Charging infrastructure: Although the number of EV charging stations has increased significantly over the past few years, there is still a need to expand and improve charging infrastructure to address the charging needs of the growing number of EVs.
Carbon footprint: Battery production for electric vehicles (EVs) contributes to their carbon footprint. The amount of emissions varies based on factors such as location and materials used. Research suggests that producing EV batteries can generate more emissions than conventional cars, with lithium-ion batteries produced in fossil fuel-powered factories having a 74% higher CO2 emissions potential.
Battery recycling: As the use of batteries, especially in electric vehicles, continues to rise, the recycling industry needs to keep pace with the growing demand for recycling services. Insufficient recycling facilities and processes can lead to inadequate handling of batteries, including improper disposal or incineration, which can pose environmental and health risks.

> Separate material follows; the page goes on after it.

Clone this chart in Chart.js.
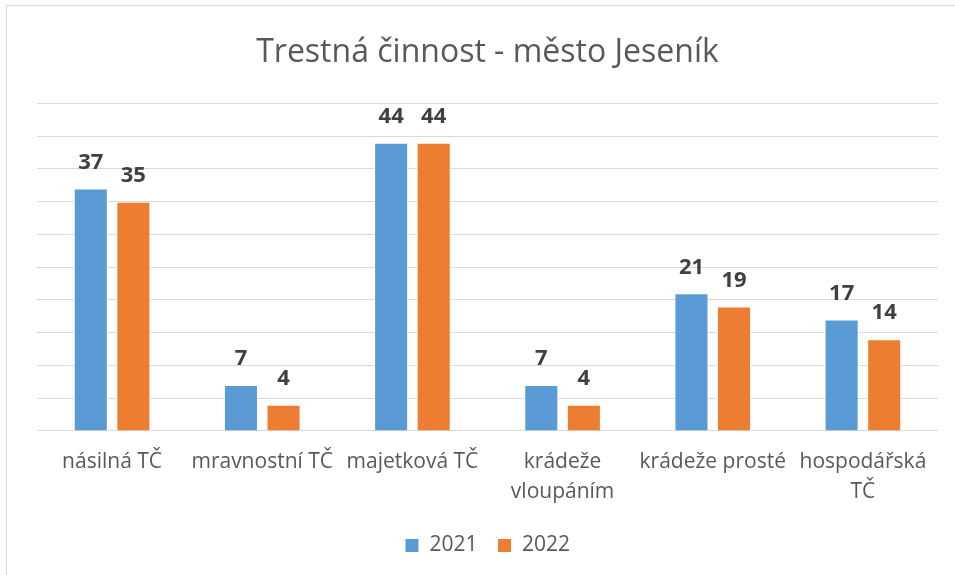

The transition to a zero-carbon transportation sector will require a combination of different strategies based on regional circumstances, technological advancements, and policy goals. A mix of cleaner fuels, improved fuel efficiency, and the development of EV infrastructure can help address the challenges that come with reducing transportation emissions. However, it’s important to note that the transition should be as quick as possible, given the urgent need to reduce carbon emissions. Therefore, transitional steps such as ethanol blending and other biofuels can help bridge the gap while EV technology matures and becomes more cost-competitive. Ultimately, a collaborative effort from different stakeholders, including governments, industries, and consumers, will be required to facilitate a successful transition to a zero-carbon transportation sector.